Now suppose we execute the following code after inserting *newEmployee
into employeeMap:
newEmployee->salary = 40000;
cout << employeeMap[newEmployee->name].salary << endl; // output = 20000
As shown by the above output, the salary field of the object that was
stored in employeeMap is unchanged since it
is a copy of the object pointed
to by newEmployee.
An additional problem with the code that passes *newEmployee
to insert is that when the program
makes its next iteration through the loop, it loses the pointer to the
object pointed to by newEmployee because newEmployee is assigned a pointer to
a new object. Hence our program also has a memory leak.

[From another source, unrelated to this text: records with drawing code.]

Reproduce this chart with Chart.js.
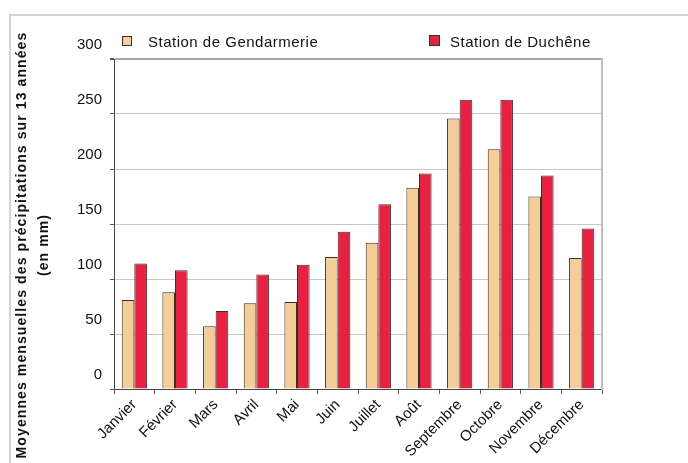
<!DOCTYPE html>
<html>
<head>
<meta charset="utf-8">
<script src="https://cdn.jsdelivr.net/npm/chart.js@4"></script>
<style>
  body { margin: 0; background: #fff; font-family: "Liberation Sans", Arial, sans-serif; }
  #wrap { position: relative; width: 688px; height: 463px; overflow: hidden; }
  #frame { position: absolute; left: 9px; top: 14px; width: 720px; height: 520px;
           border-left: 2px solid #d4d4d4; border-top: 2px solid #d4d4d4; }
  canvas { position: absolute; left: 0; top: 0; }
  .lg { position: absolute; top: 33px; font-size: 15px; letter-spacing: 0.5px; color: #111; white-space: nowrap; }
  .lg i { display: inline-block; width: 8px; height: 8px; border: 1px solid #333;
          margin-right: 16px; vertical-align: 1px; }
  #ytitle { position: absolute; left: -189px; top: 224px; width: 440px; height: 42px;
            transform: rotate(-90deg); text-align: center; font-weight: bold;
            font-size: 14px; letter-spacing: 1.1px; line-height: 22px; color: #111; }
</style>
</head>
<body>
<div id="wrap">
  <div id="frame"></div>
  <canvas id="chart" width="688" height="463"></canvas>
  <div class="lg" style="left:122px"><i style="background:#F5CD96"></i>Station de Gendarmerie</div>
  <div class="lg" style="left:429px"><i style="background:#EA2040;width:9px;height:9px;margin-right:10px"></i>Station de Duchêne</div>
  <div id="ytitle">Moyennes mensuelles des précipitations sur 13 années<br>(en mm)</div>
</div>
<script>
const months = ["Janvier", "Février", "Mars", "Avril", "Mai", "Juin", "Juillet",
                "Août", "Septembre", "Octobre", "Novembre", "Décembre"];
const gendarmerie = [81, 88, 57, 78, 79, 120, 133, 183, 246, 218, 175, 119];
const duchene = [114, 108, 71, 104, 113, 143, 168, 196, 263, 263, 194, 146];
const yMin = 0, yMax = 300, yStep = 50;

const font = { family: '"Liberation Sans", Arial, sans-serif', size: 15 };

new Chart(document.getElementById("chart"), {
  type: "bar",
  data: {
    labels: months,
    datasets: [
      { label: "Station de Gendarmerie", data: gendarmerie,
        backgroundColor: "#F5CD96", borderColor: "#3a2f2a", borderWidth: 1 },
      { label: "Station de Duchêne", data: duchene,
        backgroundColor: "#EA2040", borderColor: "#3a2f2a", borderWidth: 1 }
    ]
  },
  options: {
    responsive: false,
    animation: false,
    layout: { padding: { top: 59, right: 86, bottom: 0, left: 0 } },
    datasets: { bar: { categoryPercentage: 0.62, barPercentage: 1.0 } },
    plugins: { legend: { display: false }, tooltip: { enabled: false } },
    scales: {
      x: {
        grid: { drawOnChartArea: false, tickColor: "#555", tickLength: 5 },
        border: { color: "#444" },
        ticks: { font, color: "#111", minRotation: 45, maxRotation: 45, autoSkip: false, padding: 2 },
        afterFit: s => { s.height = 74; }
      },
      y: {
        min: yMin,
        max: yMax,
        grid: {
          color: c => (c.tick && c.tick.value === yMax ? "#a8a8a8" : "#c8c8c8"),
          lineWidth: c => (c.tick && c.tick.value === yMax ? 2 : 1),
          tickColor: "#555",
          tickLength: 4
        },
        border: { color: "#444" },
        ticks: { stepSize: yStep, font, color: "#111", padding: 8, labelOffset: -14 },
        afterFit: s => { s.width = 114; }
      },
      yRight: {
        position: "right",
        min: yMin,
        max: yMax,
        grid: { drawOnChartArea: false, drawTicks: false },
        border: { color: "#bdbdbd", width: 2 },
        ticks: { display: false },
        afterFit: s => { s.width = 0; }
      }
    }
  }
});
</script>
</body>
</html>
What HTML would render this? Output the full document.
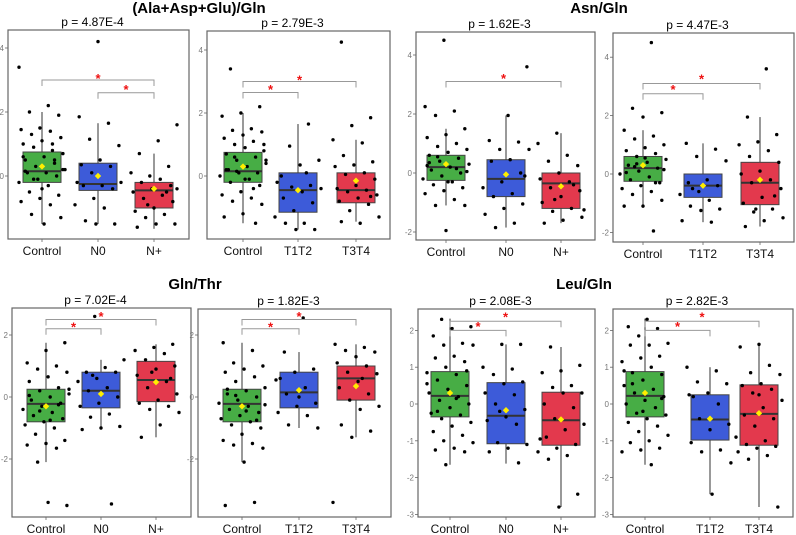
<!DOCTYPE html>
<html><head><meta charset="utf-8">
<style>
html,body{margin:0;padding:0;background:#fff;}
svg{display:block;font-family:"Liberation Sans",Arial,sans-serif;}
</style></head>
<body>
<svg id="fig" width="796" height="535" viewBox="0 0 796 535" xmlns="http://www.w3.org/2000/svg">
<text x="199" y="13" text-anchor="middle" font-size="15" font-weight="bold">(Ala+Asp+Glu)/Gln</text>
<text x="599" y="13" text-anchor="middle" font-size="15" font-weight="bold">Asn/Gln</text>
<text x="195" y="289" text-anchor="middle" font-size="15" font-weight="bold">Gln/Thr</text>
<text x="584" y="289" text-anchor="middle" font-size="15" font-weight="bold">Leu/Gln</text>
</svg>
<script>
// ---- data ----
const catsN = ["Control","N0","N+"];
const catsT = ["Control","T1T2","T3T4"];
const pValues = ["p = 4.87E-4","p = 2.79E-3","p = 1.62E-3","p = 4.47E-3","p = 7.02E-4","p = 1.82E-3","p = 2.08E-3","p = 2.82E-3"];
const ticks1 = [0,2,4];
const ticks2 = [-2,0,2,4];
const ticks3 = [-2,0,2];
const ticks4 = [-3,-2,-1,0,1,2];
// box stats: [lo, q1, median, q3, hi, mean]
const box1 = [[-1.5,-0.2,0.15,0.75,2.0,0.3],[-1.5,-0.45,-0.25,0.4,1.65,0.0],[-1.65,-1.0,-0.45,-0.2,0.7,-0.4]];
const box2 = [[-1.5,-0.2,0.15,0.75,2.0,0.3],[-1.7,-1.15,-0.45,0.1,1.65,-0.45],[-1.45,-0.85,-0.45,0.1,1.15,-0.15]];
const box3 = [[-1.1,-0.25,0.2,0.6,1.5,0.3],[-1.85,-0.8,-0.2,0.45,1.95,-0.05],[-1.7,-1.2,-0.35,0.0,1.35,-0.45]];
const box4 = [[-1.1,-0.25,0.2,0.6,1.5,0.3],[-1.65,-0.8,-0.4,0.0,1.05,-0.4],[-1.8,-1.05,-0.3,0.4,1.95,-0.2]];
const box5 = [[-2.1,-0.8,-0.22,0.25,1.75,-0.3],[-1.05,-0.35,0.2,0.8,1.2,0.1],[-1.3,-0.15,0.55,1.15,1.7,0.48]];
const box6 = [[-2.1,-0.8,-0.22,0.25,1.75,-0.3],[-1.0,-0.35,0.15,0.8,1.45,0.22],[-1.3,-0.1,0.6,1.0,1.7,0.35]];
const box7 = [[-1.65,-0.35,0.22,0.88,2.32,0.3],[-1.62,-1.08,-0.32,0.58,1.62,-0.17],[-2.8,-1.12,-0.44,0.32,1.55,-0.42]];
const box8 = [[-1.65,-0.35,0.22,0.88,2.32,0.3],[-2.45,-0.98,-0.42,0.25,1.0,-0.4],[-2.8,-1.12,-0.27,0.52,1.62,-0.25]];
// points
const ctrl1 = [3.4,2.2,2.0,1.9,1.5,1.45,1.4,1.3,1.2,1.1,1.0,1.0,0.9,0.7,0.6,0.5,0.4,0.3,0.2,0.1,0.1,0.0,-0.1,-0.2,-0.3,-0.5,-0.6,-0.7,-0.8,-0.9,-1.2,-1.3,-0.4,0.6,0.8,-0.1,0.2,-1.5,0.15,0.5];
const n0_1 = [4.2,1.85,1.65,1.15,0.95,0.5,0.35,0.3,0.1,-0.2,-0.3,-0.3,-0.4,-0.7,-0.9,-1.0,-1.4,-1.5,-1.5,-0.2];
const np_1 = [1.6,1.1,0.7,0.3,0.0,0.1,-0.1,-0.2,-0.3,-0.4,-0.5,-0.6,-0.7,-0.8,-1.0,-1.1,-1.2,-1.3,-1.5,-1.5,-1.6,-0.5,-0.9,-0.4];
const t12_2 = [1.65,0.95,0.5,0.35,0.0,-0.3,-0.35,-0.4,-0.5,-0.7,-0.85,-1.1,-1.3,-1.5,-1.5,-1.7,-1.7,-0.2,0.1];
const t34_2 = [4.25,1.85,1.6,1.15,1.05,0.65,0.45,0.35,0.3,0.1,0.05,-0.1,-0.3,-0.4,-0.45,-0.5,-0.6,-0.7,-0.8,-0.9,-1.1,-1.3,-1.5,-1.45,-0.65];
const ctrl3 = [4.5,2.25,2.1,1.95,1.5,1.3,1.2,1.0,0.9,0.8,0.7,0.6,0.5,0.4,0.3,0.2,0.1,0.0,-0.1,-0.2,-0.3,-0.4,-0.5,-0.6,-0.7,-0.9,-1.1,-1.1,-1.95,0.25,0.15,0.55,0.05,-0.3,0.35];
const n0_3 = [3.6,1.95,1.1,1.05,0.8,0.8,0.45,0.4,0.0,-0.3,-0.5,-0.7,-0.8,-1.05,-1.2,-1.4,-1.7,-1.85,-0.1];
const np_3 = [1.35,1.0,0.6,0.4,0.25,0.0,-0.2,-0.3,-0.5,-0.6,-0.8,-1.0,-1.2,-1.3,-1.5,-1.6,-1.7,-0.4,-0.9,-1.25];
const t12_4 = [1.05,0.85,0.6,0.45,-0.2,-0.3,-0.4,-0.6,-0.7,-0.9,-1.1,-1.2,-1.25,-1.6,-1.65,-0.5];
const t34_4 = [3.6,1.95,1.35,1.1,1.0,0.8,0.6,0.4,0.1,0.0,-0.2,-0.3,-0.5,-0.8,-1.0,-1.2,-1.3,-1.5,-1.6,-1.8,-0.75,-1.2];
const ctrl5 = [1.75,1.5,1.1,1.0,0.9,0.8,0.65,0.5,0.3,0.2,0.1,0.0,-0.1,-0.2,-0.3,-0.4,-0.5,-0.6,-0.7,-0.8,-0.9,-1.0,-1.2,-1.4,-1.5,-1.55,-1.65,-2.1,-3.5,-3.4,0.05,-0.25,-0.45,0.25,-0.75];
const n0_5 = [2.6,1.2,0.95,0.8,0.8,0.6,0.5,0.3,0.2,0.0,-0.2,-0.3,-0.55,-0.65,-0.95,-1.0,-1.05,-3.45,0.7];
const np_5 = [1.7,1.6,1.5,1.4,1.2,1.0,0.9,0.7,0.5,0.3,0.1,-0.1,-0.2,-0.3,-0.4,-0.5,-0.9,-1.3,0.6,0.8];
const t12_6 = [2.55,1.45,0.9,0.8,0.55,0.3,0.1,-0.2,-0.3,-0.5,-0.6,-0.9,-1.0,0.0,0.6];
const t34_6 = [1.7,1.6,1.5,1.45,1.3,1.1,1.0,0.8,0.75,0.5,0.3,0.1,-0.1,-0.3,-0.4,-0.9,-1.1,-1.3,-3.4,0.6];
const ctrl7 = [2.3,2.1,2.05,1.85,1.65,1.6,1.6,1.3,1.25,1.15,1.0,0.85,0.8,0.65,0.5,0.4,0.3,0.2,0.1,0.0,-0.1,-0.25,-0.3,-0.4,-0.5,-0.6,-0.75,-0.85,-1.0,-1.05,-1.2,-1.25,-1.3,-1.65,0.55,0.15,-0.2,0.9];
const n0_7 = [1.62,1.62,1.0,0.95,0.8,0.6,0.55,0.3,0.25,0.0,-0.15,-0.35,-0.45,-0.55,-1.05,-1.1,-1.2,-1.3,-1.6,-0.2];
const np_7 = [1.55,1.05,0.9,0.85,0.5,0.45,0.3,0.3,0.0,-0.1,-0.4,-0.55,-0.7,-0.9,-1.1,-1.2,-1.3,-1.4,-1.5,-2.45,-2.8,-0.95];
const t12_8 = [1.0,0.9,0.6,0.55,0.3,0.25,0.0,-0.4,-0.55,-0.7,-1.05,-1.25,-1.3,-1.6,-2.45,0.2];
const t34_8 = [1.62,1.55,1.05,0.85,0.8,0.55,0.5,0.4,0.3,0.1,-0.1,-0.3,-0.4,-0.6,-0.9,-1.0,-1.1,-1.15,-1.2,-1.3,-1.4,-1.5,-2.8,0.25];
// brackets: [fromGroup, toGroup, bracketY, starY]
const br1 = [[0,2,3.0,3.1],[1,2,2.6,2.75]];
const br2 = [[0,1,2.65,2.8],[0,2,3.0,3.1]];
const br3 = [[0,2,3.1,3.25]];
const br4 = [[0,1,2.75,2.95],[0,2,3.1,3.3]];
const br5 = [[0,1,2.2,2.3],[0,2,2.5,2.65]];
const br6 = [[0,1,2.2,2.3],[0,2,2.5,2.65]];
const br7 = [[0,1,2.0,2.15],[0,2,2.25,2.4]];
const br8 = [[0,1,2.0,2.15],[0,2,2.25,2.4]];

// ---- layout ----
const NS = "http://www.w3.org/2000/svg";
const svg = document.getElementById('fig');
const colors = ["#47ad45","#3d5bd9","#e3394d"];
const panels = [
 {x0:8,x1:189,y0:30,y1:239,zero:176,scale:32,cx:[42,98,154],cats:catsN,ticks:ticks1,box:box1,pts:[ctrl1,n0_1,np_1],br:br1},
 {x0:207,x1:390,y0:31,y1:239,zero:176,scale:31.5,cx:[243,298,356],cats:catsT,ticks:ticks1,box:box2,pts:[ctrl1,t12_2,t34_2],br:br2},
 {x0:416,x1:595,y0:32,y1:240,zero:173,scale:29.5,cx:[446,506,561],cats:catsN,ticks:ticks2,box:box3,pts:[ctrl3,n0_3,np_3],br:br3},
 {x0:613,x1:794,y0:33,y1:242,zero:174,scale:29.2,cx:[643,703,760],cats:catsT,ticks:ticks2,box:box4,pts:[ctrl3,t12_4,t34_4],br:br4},
 {x0:12,x1:191,y0:308,y1:517,zero:397,scale:31,cx:[46,101,156],cats:catsN,ticks:ticks3,box:box5,pts:[ctrl5,n0_5,np_5],br:br5},
 {x0:198,x1:391,y0:309,y1:517,zero:397,scale:31,cx:[242,299,356],cats:catsT,ticks:ticks3,box:box6,pts:[ctrl5,t12_6,t34_6],br:br6},
 {x0:418,x1:595,y0:309,y1:517,zero:404,scale:36.8,cx:[450,506,561],cats:catsN,ticks:ticks4,box:box7,pts:[ctrl7,n0_7,np_7],br:br7},
 {x0:613,x1:793,y0:309,y1:517,zero:404,scale:36.8,cx:[645,710,759],cats:catsT,ticks:ticks4,box:box8,pts:[ctrl7,t12_8,t34_8],br:br8}
];
function mk(tag, attrs, parent){
  const e = document.createElementNS(NS, tag);
  for (const k in attrs) e.setAttribute(k, attrs[k]);
  (parent||svg).appendChild(e);
  return e;
}
panels.forEach((p, pi) => {
  const Y = v => p.zero - v * p.scale;
  const g = mk('g', {});
  
  
  const pt = mk('text', {x:(p.x0+p.x1)/2 - 6, y:p.y0-4, 'text-anchor':'middle', 'font-size':12}, g);
  pt.textContent = pValues[pi];
  
  
  const fr = mk('rect', {x:p.x0, y:p.y0, width:p.x1-p.x0, height:p.y1-p.y0, fill:'none', stroke:'#666', 'stroke-width':1.2}, g);
  
  
  p.ticks.forEach(t => {
    const ty = Y(t);
    mk('line', {x1:p.x0-3, x2:p.x0, y1:ty, y2:ty, stroke:'#666', 'stroke-width':0.8}, g);
    const tl = mk('text', {x:p.x0-4, y:ty+3, 'text-anchor':'end', 'font-size':8, fill:'#777'}, g);
    tl.textContent = t;
    
    
  });
  p.cats.forEach((c, ci) => {
    const x = p.cx[ci];
    mk('line', {x1:x, x2:x, y1:p.y1, y2:p.y1+3, stroke:'#666', 'stroke-width':0.8}, g);
    const cl = mk('text', {x:x, y:p.y1+16, 'text-anchor':'middle', 'font-size':12, fill:'#111'}, g);
    cl.textContent = c;
    
    
    const b = p.box[ci];
    const hw = 19;
    mk('line', {x1:x, x2:x, y1:Y(b[0]), y2:Y(b[4]), stroke:'#555', 'stroke-width':1.2}, g);
    const br = mk('rect', {x:x-hw, y:Y(b[3]), width:2*hw, height:Y(b[1])-Y(b[3]), fill:colors[ci], stroke:'#444', 'stroke-width':1}, g);
    
    
    mk('line', {x1:x-hw, x2:x+hw, y1:Y(b[2]), y2:Y(b[2]), stroke:'#333', 'stroke-width':2}, g);
    p.pts[ci].forEach((v, i) => {
      const jit = (((i * 37 + ci * 11 + pi * 5) % 23) / 22 - 0.5) * 2 * (hw + 4);
      const d = mk('circle', {cx:x + jit, cy:Y(v), r:1.7, fill:'#000'}, g);
      
      
    });
    const my = Y(b[5]);
    const mn = mk('polygon', {points:`${x},${my-3.2} ${x+3.2},${my} ${x},${my+3.2} ${x-3.2},${my}`, fill:'#ffee00'}, g);
    
    
  });
  p.br.forEach(r => {
    const xa = p.cx[r[0]], xb = p.cx[r[1]], by = Y(r[2]);
    const bl = mk('path', {d:`M${xa},${by+6} V${by} H${xb} V${by+6}`, fill:'none', stroke:'#999', 'stroke-width':1}, g);
    
    
    const st = mk('text', {x:(xa+xb)/2, y:Y(r[3])+6, 'text-anchor':'middle', 'font-size':13, 'font-weight':'bold', fill:'#ee1111'}, g);
    st.textContent = '*';
    
    
  });
});
</script>
</body></html>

Passing Containers as Objects Rather Than Pointers
When passing a container as an argument to a function, pass a reference
to the container rather than a copy of the container:
correct:
void read_course_file(char *golfCourseFile, map &courseMap) { ... }
incorrect:
void read_course_file(char *golfCoursefile, map courseMap) { ... }
Notice that the first function declaration takes a reference pointer to
courseMap while the second function declaration takes a copy of
courseMap. Presumably we want read_course_file to read
golf course information from a file and store it in courseMap.
The version of read_course_map that declares courseMap
as a reference pointer will cause the compiler to pass a pointer to the
caller's version of courseMap. Hence read_course_map
will modify the caller's version of courseMap, which is what the
programmer desires. In contrast, the second version of read_course_file
will cause the compiler to create and pass a copy of the caller's
courseMap to read_course_file. Hence read_course_file
will modify the copy of
courseMap, rather than the caller's version of courseMap.
This copy will be thrown away when the function returns and all of the work
performed by read_course_file will be wasted.